Ep. 2 The People's House: The Legislative War of 1893 (Releases March 20)
In January 1893, a constitutional crisis erupted in Topeka that would come to be known, only half-jokingly, as the Kansas Legislative War. What began as a disputed statehouse election between Republicans and Populists escalated into a political standoff involving rival legislatures, locked doors, armed guards, and dueling claims to democratic legitimacy. With the Populist Party claiming control of the Kansas House of Representatives and Republicans refusing to concede power, the state found itself with two competing Houses operating simultaneously under the same roof. One barricaded itself inside the chamber; the other met across the hall, guarded by local law enforcement. For weeks, citizens and national observers watched as the conflict teetered between absurdity and violence. Eventually, the courts stepped in, but not before the episode exposed the fragility of democratic institutions and the intensity of the populist revolt sweeping the country.

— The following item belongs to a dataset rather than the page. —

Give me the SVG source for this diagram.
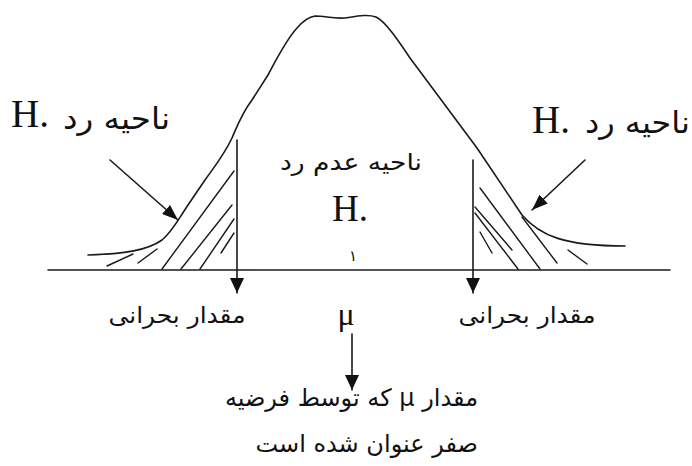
<svg xmlns="http://www.w3.org/2000/svg" width="692" height="466" viewBox="0 0 692 466">
<style>
.ln{fill:none;stroke:#1a1a1a;stroke-width:1.6;stroke-linecap:round;stroke-linejoin:round}
.ht{fill:none;stroke:#1a1a1a;stroke-width:1.4;stroke-linecap:round}
.fa{font-family:"DejaVu Sans",sans-serif;fill:#111}
.sr{font-family:"Liberation Serif",serif;fill:#111}
</style>
<defs>
<marker id="ah" viewBox="0 0 15 14" refX="15" refY="7" markerWidth="15" markerHeight="14" markerUnits="userSpaceOnUse" orient="auto"><path d="M0,0 L15,7 L0,14 z" fill="#111"/></marker>
<marker id="ap" viewBox="0 0 16 12" refX="16" refY="6" markerWidth="16" markerHeight="12" markerUnits="userSpaceOnUse" orient="auto"><path d="M0,0 L16,6 L0,12 z" fill="#111"/></marker>
</defs>
<rect width="692" height="466" fill="#fff"/>
<g id="curve">
<path class="ln" d="M88 255 C125 254 148 250 162 240 C172 232 178 220 188 205 L205 180 C215 166 224 155 232 138 C238 124 242 113 252 100 L268 75 C276 60 286 40 297 28 C303 21 308 17 315 16 C325 16 333 19 345 18 C358 16 368 14 376 17 C385 21 398 40 410 58 L477 148 L522 215 C540 236 565 246 625 246"/>
<line class="ln" x1="48" y1="270" x2="670" y2="270"/>
</g>
<g id="hatch-left">
<line class="ht" x1="162" y1="269" x2="234" y2="171"/>
<line class="ht" x1="181" y1="269" x2="232" y2="205"/>
<line class="ht" x1="200" y1="269" x2="234" y2="219"/>
<line class="ht" x1="221" y1="253" x2="234" y2="233"/>
<line class="ht" x1="107" y1="266" x2="133" y2="254"/>
<line class="ht" x1="138" y1="263" x2="157" y2="249"/>
</g>
<g id="hatch-right">
<line class="ht" x1="480" y1="188" x2="540" y2="269"/>
<line class="ht" x1="475" y1="207" x2="512" y2="250"/>
<line class="ht" x1="475" y1="213" x2="518" y2="269"/>
<line class="ht" x1="480" y1="232" x2="492" y2="253"/>
<line class="ht" x1="522" y1="217" x2="557" y2="263"/>
<line class="ht" x1="568" y1="250" x2="587" y2="264"/>
</g>
<g id="connectors">
<line class="ln" x1="237" y1="140" x2="237" y2="293" marker-end="url(#ah)"/>
<line class="ln" x1="473" y1="160" x2="473" y2="293" marker-end="url(#ah)"/>
<line class="ln" x1="352" y1="334" x2="352" y2="390" marker-end="url(#ah)"/>
<line class="ln" x1="110" y1="160" x2="178" y2="220" marker-end="url(#ap)"/>
<line class="ln" x1="585" y1="160" x2="532" y2="210" marker-end="url(#ap)"/>
</g>
<g id="label-left-reject">
<text class="sr" x="11" y="127" font-size="39">H.</text>
<text class="fa" x="170" y="129" font-size="30" text-anchor="end" textLength="107" lengthAdjust="spacingAndGlyphs">ناحیه رد</text>
</g>
<g id="label-right-reject">
<text class="sr" x="532" y="133" font-size="39">H.</text>
<text class="fa" x="690" y="133" font-size="30" text-anchor="end" textLength="105" lengthAdjust="spacingAndGlyphs">ناحیه رد</text>
</g>
<g id="label-accept">
<text class="fa" x="351" y="170" font-size="23" text-anchor="middle" textLength="142" lengthAdjust="spacingAndGlyphs">ناحیه عدم رد</text>
<text class="sr" x="350" y="221" font-size="37" text-anchor="middle">H.</text>
<text class="fa" x="353" y="261" font-size="15" text-anchor="middle">١</text>
</g>
<g id="label-critical-left">
<text class="fa" x="177" y="323" font-size="23" text-anchor="middle" textLength="137" lengthAdjust="spacingAndGlyphs">مقدار بحرانی</text>
</g>
<g id="label-critical-right">
<text class="fa" x="527" y="323" font-size="23" text-anchor="middle" textLength="137" lengthAdjust="spacingAndGlyphs">مقدار بحرانی</text>
</g>
<g id="label-mu">
<text class="sr" x="346" y="325" font-size="32" text-anchor="middle">μ</text>
</g>
<g id="label-h0-mu">
<text class="fa" x="478" y="406" font-size="24" text-anchor="start" direction="rtl">مقدار μ که توسط فرضیه</text>
<text class="fa" x="478" y="452" font-size="24" text-anchor="start" direction="rtl">صفر عنوان شده است</text>
</g>
</svg>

This episode examines the Kansas Legislative War as a battle over representation, legitimacy, and the meaning of popular sovereignty - core themes rooted in the Declaration of Independence. What happens when the consent of the governed is claimed by two opposing sides? How do citizens respond when the institutions meant to uphold democracy instead appear to be its obstacle? By situating this constitutional showdown within the broader context of the Gilded Age, agrarian discontent, and the rise of the Populist movement, we examine how Kansas became the stage for one of the most surreal - and revealing - episodes in American political history.